The only other teams capable of producing such thin digits are Army and Navy, who spend 365 days per year fixating on how to stop each other’s clock-slaughtering offenses in miserable December weather. The lowest-ever Army-Navy total was 2022’s mere 32, but this season’s edition could go below freezing — and maybe even below Ferentz. Army and Navy respectively finished #63 and #105 in scoring last year, but rank #93 and #118 this time.
But that might not be enough to undercut Coach Kirk. Looming on Black Friday is a game with a real shot to go sub-31. I think we can start to dream even smaller, to delve too greedily and too deep.

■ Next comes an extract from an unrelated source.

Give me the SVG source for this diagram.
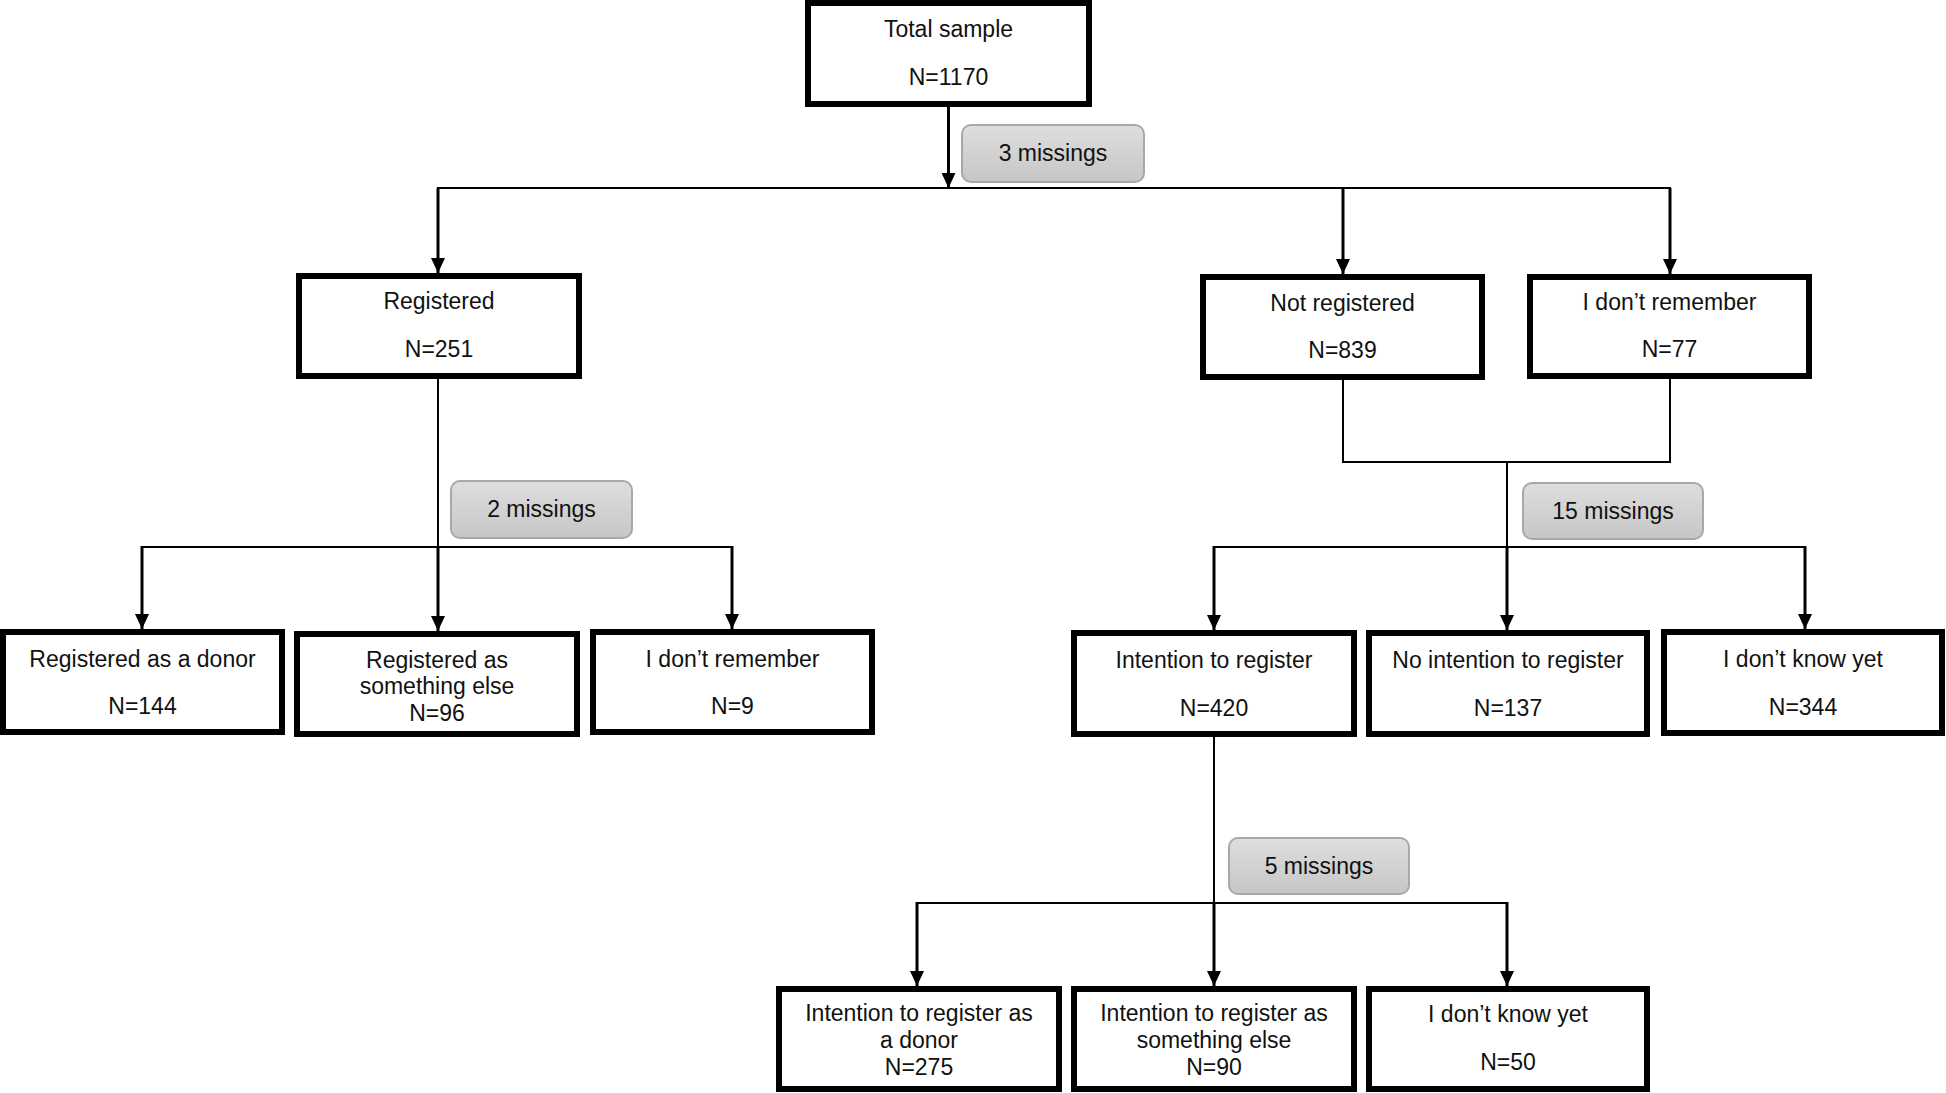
<svg xmlns="http://www.w3.org/2000/svg" width="1946" height="1093" viewBox="0 0 1946 1093">
<defs>
<linearGradient id="g" x1="0" y1="0" x2="0" y2="1">
<stop offset="0" stop-color="#dedede"/>
<stop offset="1" stop-color="#c6c6c6"/>
</linearGradient>
<marker id="arr" viewBox="0 0 15 14" refX="15" refY="7" markerWidth="15" markerHeight="14" markerUnits="userSpaceOnUse" orient="auto">
<path d="M0,0 L15,7 L0,14 Z" fill="#000"/>
</marker>
</defs>
<style>
.box{fill:#fff;stroke:#000;stroke-width:6}
.miss{fill:url(#g);stroke:#a8a8a8;stroke-width:2}
text{font-family:"Liberation Sans",Arial,sans-serif;font-size:23px;fill:#111;text-anchor:middle}
.ln{fill:none;stroke:#000;stroke-width:2}
.ar{fill:none;stroke:#000;stroke-width:3;marker-end:url(#arr)}
</style>
<rect width="1946" height="1093" fill="#fff"/>
<g id="connectors">
<line class="ar" x1="948.5" y1="107" x2="948.5" y2="188"/>
<line class="ln" x1="437" y1="188" x2="1671" y2="188"/>
<line class="ar" x1="438" y1="188" x2="438" y2="273"/>
<line class="ar" x1="1343" y1="188" x2="1343" y2="274"/>
<line class="ar" x1="1670" y1="188" x2="1670" y2="274"/>
<line class="ln" x1="438" y1="379" x2="438" y2="547"/>
<line class="ar" x1="438" y1="547" x2="438" y2="631"/>
<line class="ln" x1="142" y1="547" x2="732" y2="547"/>
<line class="ar" x1="142" y1="546" x2="142" y2="629"/>
<line class="ar" x1="732" y1="546" x2="732" y2="629"/>
<polyline class="ln" points="1343,380 1343,462 1670,462 1670,379"/>
<line class="ln" x1="1507" y1="462" x2="1507" y2="547"/>
<line class="ar" x1="1507" y1="547" x2="1507" y2="630"/>
<line class="ln" x1="1214" y1="547" x2="1805" y2="547"/>
<line class="ar" x1="1214" y1="546" x2="1214" y2="630"/>
<line class="ar" x1="1805" y1="546" x2="1805" y2="629"/>
<line class="ln" x1="1214" y1="737" x2="1214" y2="903"/>
<line class="ar" x1="1214" y1="903" x2="1214" y2="986"/>
<line class="ln" x1="917" y1="903" x2="1507" y2="903"/>
<line class="ar" x1="917" y1="902" x2="917" y2="986"/>
<line class="ar" x1="1507" y1="902" x2="1507" y2="986"/>
</g>
<g id="total"><rect class="box" x="808" y="3" width="281" height="101"/><text x="948.5" y="37">Total sample</text><text x="948.5" y="85">N=1170</text></g>
<g id="miss3"><rect class="miss" x="962" y="125" width="182" height="57" rx="9"/><text x="1053" y="161">3 missings</text></g>
<g id="registered"><rect class="box" x="299" y="276" width="280" height="100"/><text x="439" y="309">Registered</text><text x="439" y="357">N=251</text></g>
<g id="notregistered"><rect class="box" x="1203" y="277" width="279" height="100"/><text x="1342.5" y="311">Not registered</text><text x="1342.5" y="358">N=839</text></g>
<g id="dontremember"><rect class="box" x="1530" y="277" width="279" height="99"/><text x="1669.5" y="310">I don’t remember</text><text x="1669.5" y="357">N=77</text></g>
<g id="miss2"><rect class="miss" x="451" y="481" width="181" height="57" rx="9"/><text x="541.5" y="517">2 missings</text></g>
<g id="miss15"><rect class="miss" x="1523" y="483" width="180" height="56" rx="9"/><text x="1613" y="519">15 missings</text></g>
<g id="regdonor"><rect class="box" x="3" y="632" width="279" height="100"/><text x="142.5" y="667">Registered as a donor</text><text x="142.5" y="714">N=144</text></g>
<g id="regelse"><rect class="box" x="297" y="634" width="280" height="100"/><text x="437" y="668">Registered as</text><text x="437" y="694">something else</text><text x="437" y="721">N=96</text></g>
<g id="regdontrem"><rect class="box" x="593" y="632" width="279" height="100"/><text x="732.5" y="667">I don’t remember</text><text x="732.5" y="714">N=9</text></g>
<g id="intention"><rect class="box" x="1074" y="633" width="280" height="101"/><text x="1214" y="668">Intention to register</text><text x="1214" y="716">N=420</text></g>
<g id="nointention"><rect class="box" x="1369" y="633" width="278" height="101"/><text x="1508" y="668">No intention to register</text><text x="1508" y="716">N=137</text></g>
<g id="dontknow"><rect class="box" x="1664" y="632" width="278" height="101"/><text x="1803" y="667">I don’t know yet</text><text x="1803" y="715">N=344</text></g>
<g id="miss5"><rect class="miss" x="1229" y="838" width="180" height="56" rx="9"/><text x="1319" y="874">5 missings</text></g>
<g id="intdonor"><rect class="box" x="779" y="989" width="280" height="100"/><text x="919" y="1021">Intention to register as</text><text x="919" y="1048">a donor</text><text x="919" y="1075">N=275</text></g>
<g id="intelse"><rect class="box" x="1074" y="989" width="280" height="100"/><text x="1214" y="1021">Intention to register as</text><text x="1214" y="1048">something else</text><text x="1214" y="1075">N=90</text></g>
<g id="intdontknow"><rect class="box" x="1369" y="989" width="278" height="100"/><text x="1508" y="1022">I don’t know yet</text><text x="1508" y="1070">N=50</text></g>
</svg>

On November 24th at 11 a.m. local, Iowa travels to Nebraska. Those hoping to one day glimpse a number as disgusting as 29.5 have this one circled. It’s more exciting (for perverts) than the Minnesota game for several reasons:
The Huskers’ defense, #21 in SP+, is better than the Gophers’ …
… and the Huskers’ offense has scored fewer points than Iowa’s, ranking 11th from the bottom of FBS.
Half of this year’s Minnesota games have disgustingly gone over the total, while Nebraska games have only done it twice. This is a deceptive way of saying “three times vs. twice,” granted. (Over the last two seasons, the three teams likeliest to go under are Iowa, Kentucky, and Iowa State.)
Meanwhile, the severely banged-up Hawkeyes might have very little to play for, since they could lose a game before then and still have the Big Ten West already clinched, meaning it could be worthwhile to heal up a little before the Big Ten Championship, rather than go all out to win a short-week road game. Then again, I’m not sure whether “going all out” would make Iowa any more or less likely to score points anyway. (And sure, we’re doing the what-if-Iowa-playoff-lmao thing we do every few years, but this time, it’d require the Hawkeyes to beat a team of Penn State’s caliber — after already having lost 31-0 to a team of Penn State’s very specific proportions despite being far healthier at the time. To be clear, I lmao along with those wondering what if Iowa playoff.)
Was most of this week’s writeup about a bad game happening more than a month from now? Yes, why?
Congrats once again to teams that are already done for the week with wins, such as FIU, Jacksonville State, New Mexico State, South Alabama, and the Las Vegas Aces.